= Jean-Jacques Archambault =

Jean-Jacques Archambault (/fr/; March 21, 1919 – December 23, 2001) was a Quebec engineer. He worked at Hydro-Québec and is known for his work on the 735kV electric transmission technology in the early 1960s.

The 735-kV technology was put in service on 29 November 1965, and the technology was described as the technological innovation of the 20th century for Quebec by the Ordre des ingénieurs du Québec.

In 2005, Hydro-Québec received an Institute of Electrical and Electronics Engineers (IEEE) Milestone award for the technology.

An amphitheatre in the Hydro-Québec Building in Montreal is named after him, and the Eastern Canada Council of the Institute of Electrical and Electronics Engineers (IEEE) awards the Jean-Jacques Archambault Award of Merit in his honour.

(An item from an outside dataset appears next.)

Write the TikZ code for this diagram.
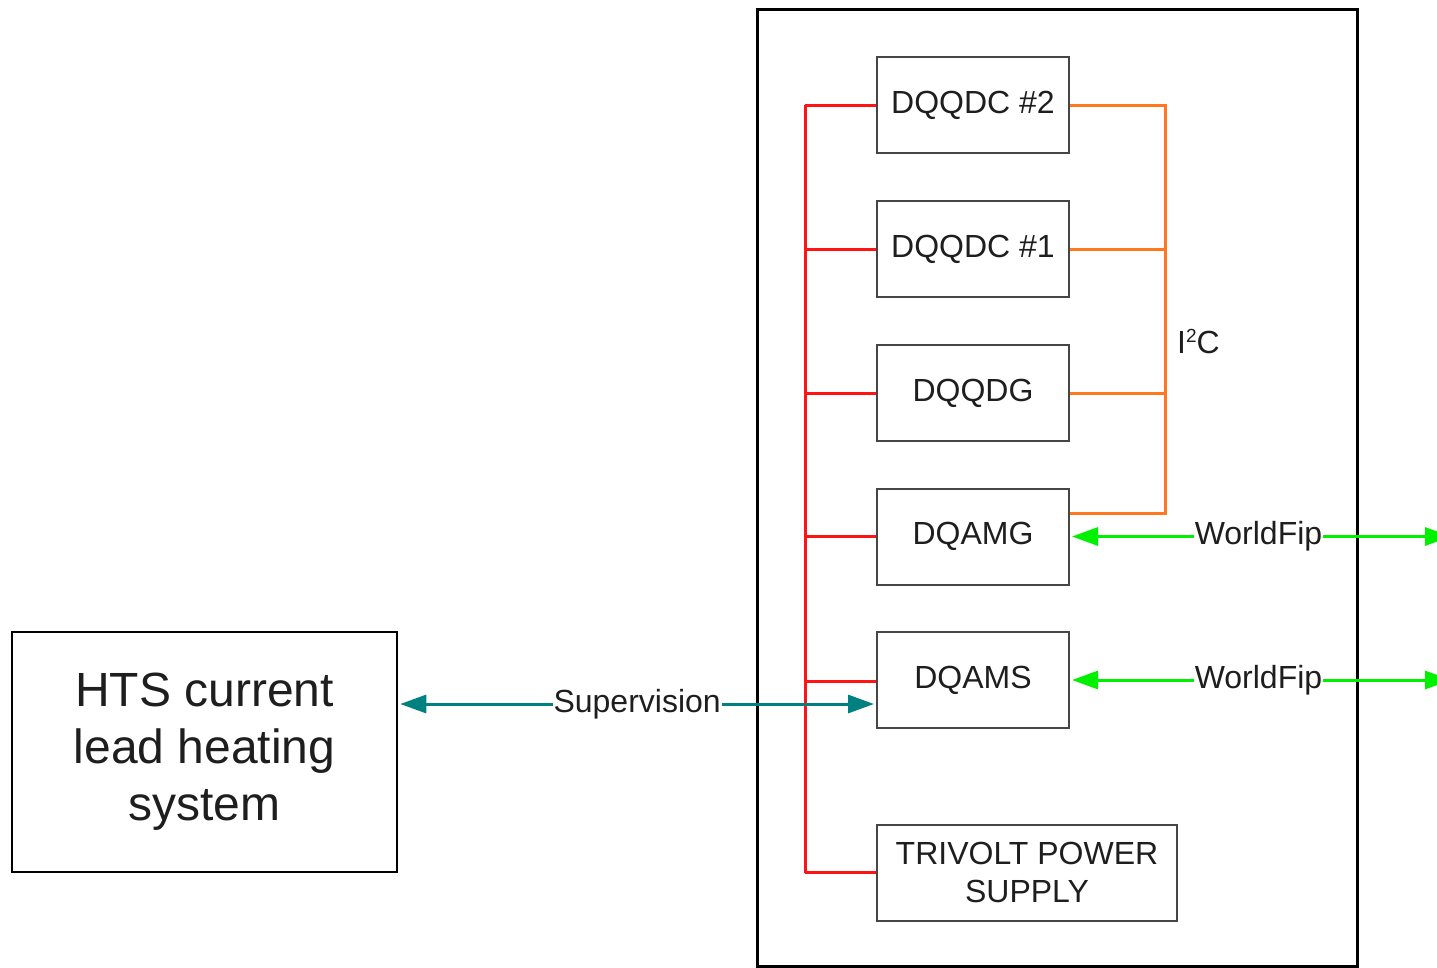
\documentclass[tikz,border=0pt]{standalone}
\usepackage{fontspec}
\setmainfont{Liberation Sans}
\usetikzlibrary{arrows.meta}
\definecolor{busred}{RGB}{255,20,20}
\definecolor{i2corange}{RGB}{255,120,30}
\definecolor{wfgreen}{RGB}{0,240,0}
\definecolor{supteal}{RGB}{0,128,128}
\definecolor{boxgray}{RGB}{70,70,70}
\definecolor{txtgray}{RGB}{30,30,30}
\begin{document}
\begin{tikzpicture}[x=1pt,y=-1pt,
  lbl/.style={font=\fontsize{32}{37}\selectfont,text=txtgray},
  modbox/.style={draw=boxgray,line width=2pt,minimum width=192pt,minimum height=96pt,inner sep=0pt,lbl},
  redline/.style={draw=busred,line width=3pt},
  orline/.style={draw=i2corange,line width=3pt},
  bitip/.style={{Triangle[length=26pt,width=18pt]}-{Triangle[length=26pt,width=18pt]}},
  wfline/.style={draw=wfgreen,line width=3pt,bitip},
  supline/.style={draw=supteal,line width=3pt,bitip},
  onlbl/.style={lbl,fill=white,inner sep=1pt}
]
\useasboundingbox (0,0) rectangle (1437,967);

% outer panel
\node[draw=black,line width=3pt,minimum width=600pt,minimum height=957pt,inner sep=0pt] (panel) at (1057,487.5) {};

% modules
\node[modbox] (q2) at (973,105) {DQQDC \#2};
\node[modbox] (q1) at (973,249) {DQQDC \#1};
\node[modbox] (qg) at (973,393) {DQQDG};
\node[modbox] (amg) at (973,536.5) {DQAMG};
\node[modbox] (ams) at (973,680) {DQAMS};
\node[modbox,minimum width=300pt,align=center,font=\fontsize{32}{38}\selectfont] (tv) at (1027,872.5) {TRIVOLT POWER\\SUPPLY};

% HTS box
\node[draw=black,line width=2.5pt,minimum width=385pt,minimum height=240pt,align=center,text=txtgray,
      font=\fontsize{48}{57}\selectfont] (hts) at (204.5,752) {HTS current\\lead heating\\system};

% red power bus
\coordinate (rtop) at (805,105);
\coordinate (rbot) at (805,873);
\draw[redline] (rtop) -- (rbot);
\draw[redline] (q2.west) -- (q2.west -| rtop);
\draw[redline] (q1.west) -- (q1.west -| rtop);
\draw[redline] (qg.west) -- (qg.west -| rtop);
\draw[redline] (amg.west) -- (amg.west -| rtop);
\draw[redline] ([yshift=-1pt]ams.west) -- ([yshift=-1pt]ams.west -| rtop);
\draw[redline] (tv.west) -- (tv.west -| rtop);

% orange I2C bus
\coordinate (otop) at (1165,105);
\coordinate (obot) at ([yshift=23.5pt]amg.east -| otop);
\draw[orline] (q2.east) -- (otop) -- (obot) -- ([yshift=23.5pt]amg.east);
\draw[orline] (q1.east) -- (q1.east -| otop);
\draw[orline] (qg.east) -- (qg.east -| otop);
\node[lbl,anchor=west,inner sep=0pt] (i2c) at (1177,342) {I\raisebox{11pt}{\fontsize{19}{20}\selectfont 2}C};

% WorldFip links
\coordinate (wfa) at (1451,536.5);
\coordinate (wfb) at (1451,680);
\draw[wfline] (wfa) -- node[onlbl,pos=0.5,xshift=-3pt] (wfal) {WorldFip} ([xshift=2pt]amg.east);
\draw[wfline] (wfb) -- node[onlbl,pos=0.5,xshift=-3pt] (wfbl) {WorldFip} ([xshift=2pt]ams.east);

% Supervision link
\draw[supline] ([xshift=2pt]hts.east |- 0,704) -- node[onlbl,pos=0.5] (supl) {Supervision} ([xshift=-2pt]ams.west |- 0,704);
\end{tikzpicture}
\end{document}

==735-kV transmission line==
Shortly after being hired as a planner at Hydro-Québec, he showed interest in the possibility of 735 kV transmission. With the highest operational voltage elsewhere being 525 kV, many American specialists affirmed that a 735-kV line was impossible to develop, but the Commission hydroélectrique de Québec approved his idea and launched a project to install a transmission line from Montreal to the Manicouagan-Outardes complex.